Korea and U.S. troops mark 60th year of alliance
The United States military in South Korea yesterday marked the 60th anniversary of the founding of Korean augmentation troops, commonly called KATUSA, with a commemorative ceremony lauding their history.
It is the first time that U.S. Forces Korea (USFK) held such a ceremony since the Korean Augmentation to the U.S. Army (KATUSA) program was inaugurated in 1950, during the early days of the Korean War (1950-53). The KATUSA program was created to provide U.S. soldiers with Korean-speaking troops and knowledge of local terrain.
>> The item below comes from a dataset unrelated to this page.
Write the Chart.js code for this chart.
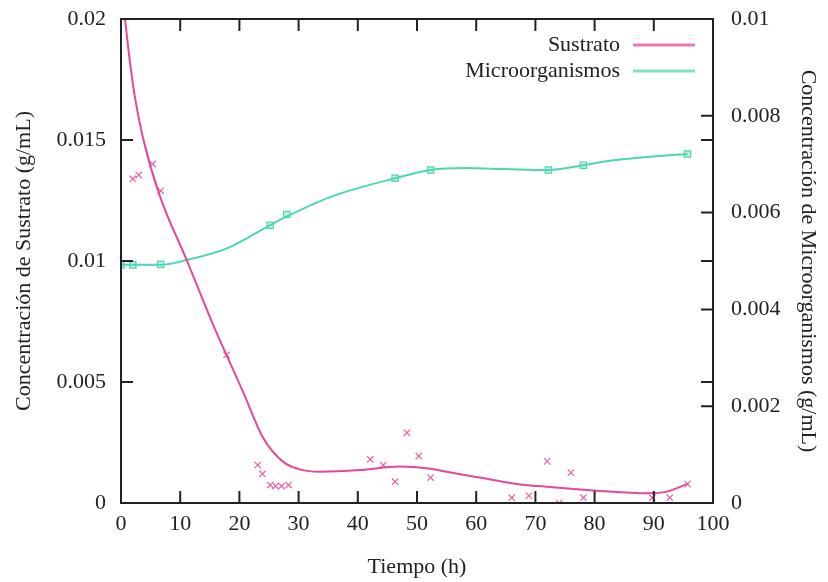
<!DOCTYPE html>
<html>
<head>
<meta charset="utf-8">
<script src="https://cdn.jsdelivr.net/npm/chart.js@4.4.1/dist/chart.umd.min.js"></script>
<style>
  html, body { margin: 0; padding: 0; background: #fff; }
  #wrap { width: 828px; height: 582px; }
</style>
</head>
<body>
<div id="wrap"><canvas id="myChart" width="828" height="582"></canvas></div>
<script>
// puntos medidos
let tiempoSustrato = [2.0, 3.0, 5.35, 6.7, 17.85, 23.1, 23.9, 25.2, 26.1, 27.1, 28.3, 42.1, 44.3, 46.3, 48.3, 50.3, 52.3, 66.0, 68.9, 72.0, 74.0, 76.0, 78.1, 89.75, 92.7, 95.7];
let sustrato = [0.01339, 0.01355, 0.0140, 0.0129, 0.00612, 0.00157, 0.0012, 0.00074, 0.0007, 0.0007, 0.00074, 0.0018, 0.00157, 0.00088, 0.0029, 0.00194, 0.00105, 0.00022, 0.0003, 0.00172, 0.0, 0.00125, 0.00022, 0.00022, 0.00022, 0.00078];

let tiempoMicro = [0, 2.0, 6.7, 25.2, 28.0, 46.3, 52.3, 72.2, 78.1, 95.7];
let micro = [0.00492, 0.00492, 0.00493, 0.00574, 0.00596, 0.00671, 0.00688, 0.00688, 0.00698, 0.00721];

// curvas de ajuste
let tiempoAjusteS = [0, 0.7, 1.5, 2.4, 3.8, 6.6, 11.1, 15.5, 20.6, 24.0, 27.4, 30.2, 33.6, 40.4, 47, 52, 55, 60.6, 66.3, 71.9, 80.4, 88.8, 92.2, 95.7];
let ajusteS = [0.0216, 0.01996, 0.01825, 0.0167, 0.0150, 0.01266, 0.01004, 0.0074, 0.0046, 0.0027, 0.0017, 0.00139, 0.00129, 0.00136, 0.00151, 0.00143, 0.00129, 0.00105, 0.00081, 0.00067, 0.00051, 0.0004, 0.00047, 0.00079];

let tiempoAjusteM = [0, 6.7, 11.1, 17.9, 25.2, 28.0, 36, 46.3, 52.3, 58, 65, 72.2, 78.1, 83.2, 89.9, 95.7];
let ajusteM = [0.00492, 0.00492, 0.00502, 0.00526, 0.00574, 0.00592, 0.00635, 0.00671, 0.00688, 0.00692, 0.0069, 0.00688, 0.00698, 0.00708, 0.00716, 0.00721];

let xTicks = [0, 10, 20, 30, 40, 50, 60, 70, 80, 90, 100];
let yTicks = [0, 0.005, 0.01, 0.015, 0.02];
let y2Ticks = [0, 0.002, 0.004, 0.006, 0.008, 0.01];

const pink = "rgb(228, 72, 152)";
const teal = "rgb(78, 214, 176)";

function pairs(xs, ys) {
  return xs.map((x, i) => ({ x: x, y: ys[i] }));
}

function fixTicks(list) {
  return function (scale) {
    scale.ticks = list.map((v) => ({ value: v }));
  };
}

function label(v) {
  return String(Number(v.toFixed(4)));
}

// marco y marcas hacia dentro, como gnuplot
const framePlugin = {
  id: "frame",
  afterDraw(chart) {
    let ctx = chart.ctx;
    let a = chart.chartArea;
    let len = 12;
    ctx.save();
    ctx.strokeStyle = "#222";
    ctx.lineWidth = 2;
    ctx.beginPath();
    xTicks.forEach((v) => {
      let px = chart.scales.x.getPixelForValue(v);
      ctx.moveTo(px, a.bottom); ctx.lineTo(px, a.bottom - len);
      ctx.moveTo(px, a.top); ctx.lineTo(px, a.top + len);
    });
    yTicks.forEach((v) => {
      let py = chart.scales.y.getPixelForValue(v);
      ctx.moveTo(a.left, py); ctx.lineTo(a.left + len, py);
      ctx.moveTo(a.right, py); ctx.lineTo(a.right - len, py);
    });
    y2Ticks.forEach((v) => {
      let py = chart.scales.y2.getPixelForValue(v);
      ctx.moveTo(a.right, py); ctx.lineTo(a.right - len, py);
    });
    ctx.stroke();
    ctx.strokeRect(a.left, a.top, a.right - a.left, a.bottom - a.top);

    // leyenda
    ctx.font = "22px 'Liberation Serif', serif";
    ctx.fillStyle = "#222";
    ctx.textAlign = "right";
    ctx.textBaseline = "middle";
    let items = [
      { text: "Sustrato", color: "rgb(236, 120, 176)", y: 45 },
      { text: "Microorganismos", color: "rgb(122, 226, 196)", y: 71 },
    ];
    items.forEach((it) => {
      ctx.fillText(it.text, 620, it.y);
      ctx.strokeStyle = it.color;
      ctx.lineWidth = 3;
      ctx.beginPath();
      ctx.moveTo(633, it.y);
      ctx.lineTo(695, it.y);
      ctx.stroke();
    });
    ctx.restore();
  },
};

function fitY(width) {
  return function (s) {
    s.width = width;
    s.paddingTop = 0;
    s.paddingBottom = 0;
  };
}

Chart.defaults.font.family = "'Liberation Serif', 'Times New Roman', serif";
Chart.defaults.font.size = 22;
Chart.defaults.color = "#222";

var chart = document.getElementById("myChart").getContext("2d");
var myChart = new Chart(chart, {
  type: "scatter",
  data: {
    datasets: [
      {
        label: "Sustrato",
        type: "line",
        data: pairs(tiempoAjusteS, ajusteS),
        yAxisID: "y",
        borderColor: pink,
        borderWidth: 2,
        pointRadius: 0,
        cubicInterpolationMode: "monotone",
        fill: false,
      },
      {
        label: "Microorganismos",
        type: "line",
        data: pairs(tiempoAjusteM, ajusteM),
        yAxisID: "y2",
        borderColor: teal,
        borderWidth: 2,
        pointRadius: 0,
        cubicInterpolationMode: "monotone",
        fill: false,
      },
      {
        label: "Sustrato datos",
        data: pairs(tiempoSustrato, sustrato),
        yAxisID: "y",
        pointStyle: "crossRot",
        pointRadius: 4.5,
        borderWidth: 1.2,
        borderColor: "rgb(232, 96, 166)",
      },
      {
        label: "Micro datos",
        data: pairs(tiempoMicro, micro),
        yAxisID: "y2",
        pointStyle: "rect",
        pointRadius: 4.5,
        borderWidth: 1.2,
        borderColor: teal,
        backgroundColor: "rgba(140, 230, 205, 0.5)",
      },
    ],
  },
  options: {
    responsive: false,
    animation: false,
    layout: { padding: { top: 19 } },
    plugins: {
      legend: { display: false },
      tooltip: { enabled: false },
    },
    scales: {
      x: {
        type: "linear",
        min: 0,
        max: 100,
        afterBuildTicks: fixTicks(xTicks),
        afterFit: (s) => { s.height = 79; },
        grid: { display: false },
        border: { display: false },
        ticks: { padding: 0, callback: label },
        title: { display: true, text: "Tiempo (h)", padding: { top: 0, bottom: 2 } },
      },
      y: {
        position: "left",
        min: 0,
        max: 0.02,
        afterBuildTicks: fixTicks(yTicks),
        afterFit: fitY(121),
        grid: { display: false },
        border: { display: false },
        ticks: { padding: 7, callback: label },
        title: { display: true, text: "Concentración de Sustrato (g/mL)", padding: { top: 11, bottom: 0 } },
      },
      y2: {
        position: "right",
        min: 0,
        max: 0.01,
        afterBuildTicks: fixTicks(y2Ticks),
        afterFit: fitY(115),
        grid: { display: false },
        border: { display: false },
        ticks: { padding: 10, callback: label },
        title: { display: true, text: "Concentración de Microorganismos (g/mL)", padding: { top: 7, bottom: 0 } },
      },
    },
  },
  plugins: [framePlugin],
});
</script>
</body>
</html>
“KATUSA remains one of the Republic of Korea-U.S. alliance’s most important strengths,” Gen. Walter Sharp, the top U.S. commander in the South, said during the ceremony at Yongsan Garrison, the main U.S. military headquarters in central Seoul.
“They are and will remain an integral part of this alliance. [KATUSA soldiers] stand shoulder and shoulder with their U.S. comrades and strengthen the strongest alliance in the world.”
Sharp leads the 28,500-strong USFK, which is stationed in South Korea as protection against North Korea.
Sharp also praised the unique role KATUSA soldiers play in expanding the cultural understanding of American soldiers.
Shin Sang-don, president of the KATUSA Veterans Association, expressed gratitude to the USFK for organizing the ceremony.
Currently, about 3,300 KATUSA soldiers serve alongside U.S. forces in Korea.
KATUSA soldiers are paid by the South Korean government, but live, work and eat with the U.S. troops.